16. Elle serait juridiquement inadmissible sous l'empire de toute constitution présentant les caractères de celle qui nous régit depuis 1875. «Sous l'empire de nos constitutions nationales et rigides, dit fort bien M. Esmein (1), les divers pouvoirs constitués ne tirent leur existence et leurs attributions que de la constitution elle-même. Par cela même qu'elle a établi des pouvoirs distincts et réparti entre des autorités diverses les attributs de la souveraineté, elle interdit implicitement, mais. nécessairement, que l'un des pouvoirs puisse se décharger sur un autre de sa tâche et de sa fonction. » La fin de non-recevoir qui s'oppose à toute délégation par le pouvoir législatif d'une partie quelconque de ses attributions constitutionnelles est donc fondée sur l'incompétence même du déléguant. Toute modification dans les rapports ou les attributions respectives des divers organes de la souveraineté implique nécessairement une révision de la constitution or le droit de révision rentre dans les attributions du pouvoir constituant et non dans celles du pouvoir législatif.
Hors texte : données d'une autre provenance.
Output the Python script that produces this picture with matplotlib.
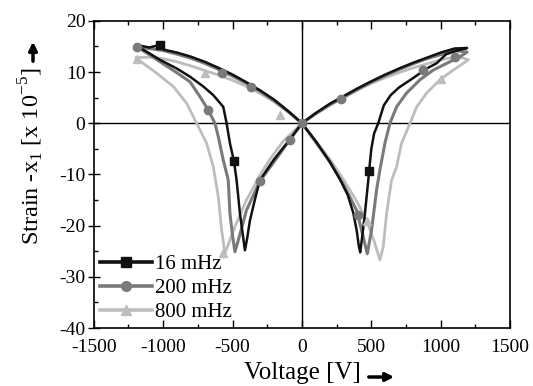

Cette délégation est, au contraire, possible en droit dans les Etats dont les dispositions constitutionnelles ne se différencient des lois ordinaires ni par une nature propre, ni par une force obligatoire plus grande, ni par une procédure de révision distincte, là en d'autres termes où le pouvoir législatif garde la liberté absolue de statuer souverainement sur toute matière.

Dans laquelle de ces deux catégories convient-il de ranger la Charte de 1830? Il semble que la placer dans la seconde ce soit justifier pleinement la délégation consentie en 1833; que

(1) V. Rev. politique et parlementaire, 1894, I, p. 200, l'article de M. Esmein, dont nous rappelons ici quelques conclusions.